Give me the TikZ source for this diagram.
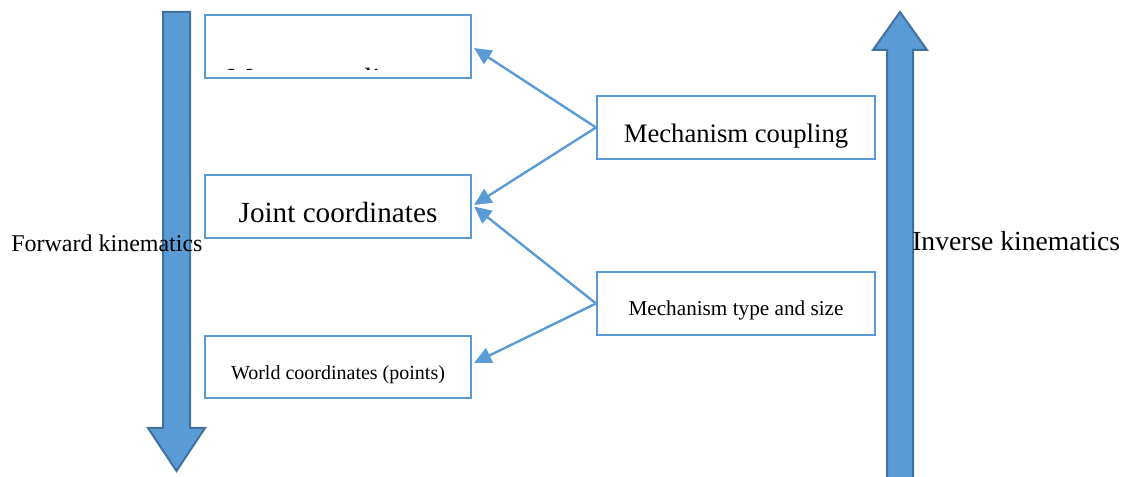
\documentclass[tikz,border=0pt]{standalone}
\usepackage{fontspec}
\setmainfont{Liberation Serif}
\usetikzlibrary{arrows.meta,calc}
\definecolor{boxblue}{HTML}{5B9BD5}
\definecolor{edgeblue}{HTML}{41719C}
\tikzset{
  box/.style={draw=boxblue, line width=1.5pt, fill=white, rectangle, inner sep=0pt,
              minimum width=199.5pt, minimum height=47.25pt, text depth=0pt},
  widebox/.style={box, minimum width=208.5pt},
  conn/.style={draw=boxblue, line width=1.8pt, -{Triangle[length=13pt,width=12pt]}},
  bigarrow/.style={fill=boxblue, draw=edgeblue, line width=1.5pt, line join=miter},
  fs/.style={font=\fontsize{#1}{#1}\selectfont}
}
\begin{document}
\begin{tikzpicture}[x=0.75pt,y=-0.75pt]
\useasboundingbox (0,0) rectangle (1136,477);
% big block arrows
\draw[bigarrow] (163,12) -- (190,12) -- (190,428) -- (205,428) -- (176.5,471) -- (148,428) -- (163,428) -- cycle;
\draw[bigarrow] (900,12) -- (927,50) -- (913,50) -- (913,490) -- (887,490) -- (887,50) -- (873,50) -- cycle;
% boxes
\node[box] (b1) at (338,46.5) {};
\begin{scope}
  \clip (207,17) rectangle (469,70);
  \node[fs=21.9, anchor=base west, inner sep=0pt] (motor) at (227,89) {Motor coupling};
\end{scope}
\node[box, fs=21.9, text height=24pt] (b2) at (338,206.5) {Joint coordinates};
\node[box, fs=15, text height=18.6pt, minimum height=46.5pt] (b3) at (338,367) {World coordinates (points)};
\node[widebox, fs=20, text height=22pt] (b4) at (736,127.5) {Mechanism coupling};
\node[widebox, fs=15.9, text height=18pt] (b5) at (736,303.5) {Mechanism type and size};
% connectors
\draw[conn] (b4.west) -- ($(b1.east)+(2,1.5)$);
\draw[conn] (b4.west) -- ($(b2.east)+(2,-1.5)$);
\draw[conn] (b5.west) -- ($(b2.east)+(2,0)$);
\draw[conn] (b5.west) -- ($(b3.east)+(2,-4)$);
% side labels
\node[fs=18, anchor=base west, inner sep=0pt] (fk) at (11,252) {Forward kinematics};
\node[fs=20.7, anchor=base west, inner sep=0pt] (ik) at (912,251) {Inverse kinematics};
\end{tikzpicture}
\end{document}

Description of the task ->
Reproduce the listing exactly. Leave its pictures out.

Response to the exercise ->
Give me the TikZ source for this diagram.
\documentclass[tikz,border=0pt]{standalone}
\usepackage{fontspec}
\setmainfont{Liberation Serif}
\usetikzlibrary{arrows.meta,calc}
\definecolor{boxblue}{HTML}{5B9BD5}
\definecolor{edgeblue}{HTML}{41719C}
\tikzset{
  box/.style={draw=boxblue, line width=1.5pt, fill=white, rectangle, inner sep=0pt,
              minimum width=199.5pt, minimum height=47.25pt, text depth=0pt},
  widebox/.style={box, minimum width=208.5pt},
  conn/.style={draw=boxblue, line width=1.8pt, -{Triangle[length=13pt,width=12pt]}},
  bigarrow/.style={fill=boxblue, draw=edgeblue, line width=1.5pt, line join=miter},
  fs/.style={font=\fontsize{#1}{#1}\selectfont}
}
\begin{document}
\begin{tikzpicture}[x=0.75pt,y=-0.75pt]
\useasboundingbox (0,0) rectangle (1136,477);
% big block arrows
\draw[bigarrow] (163,12) -- (190,12) -- (190,428) -- (205,428) -- (176.5,471) -- (148,428) -- (163,428) -- cycle;
\draw[bigarrow] (900,12) -- (927,50) -- (913,50) -- (913,490) -- (887,490) -- (887,50) -- (873,50) -- cycle;
% boxes
\node[box] (b1) at (338,46.5) {};
\begin{scope}
  \clip (207,17) rectangle (469,70);
  \node[fs=21.9, anchor=base west, inner sep=0pt] (motor) at (227,89) {Motor coupling};
\end{scope}
\node[box, fs=21.9, text height=24pt] (b2) at (338,206.5) {Joint coordinates};
\node[box, fs=15, text height=18.6pt, minimum height=46.5pt] (b3) at (338,367) {World coordinates (points)};
\node[widebox, fs=20, text height=22pt] (b4) at (736,127.5) {Mechanism coupling};
\node[widebox, fs=15.9, text height=18pt] (b5) at (736,303.5) {Mechanism type and size};
% connectors
\draw[conn] (b4.west) -- ($(b1.east)+(2,1.5)$);
\draw[conn] (b4.west) -- ($(b2.east)+(2,-1.5)$);
\draw[conn] (b5.west) -- ($(b2.east)+(2,0)$);
\draw[conn] (b5.west) -- ($(b3.east)+(2,-4)$);
% side labels
\node[fs=18, anchor=base west, inner sep=0pt] (fk) at (11,252) {Forward kinematics};
\node[fs=20.7, anchor=base west, inner sep=0pt] (ik) at (912,251) {Inverse kinematics};
\end{tikzpicture}
\end{document}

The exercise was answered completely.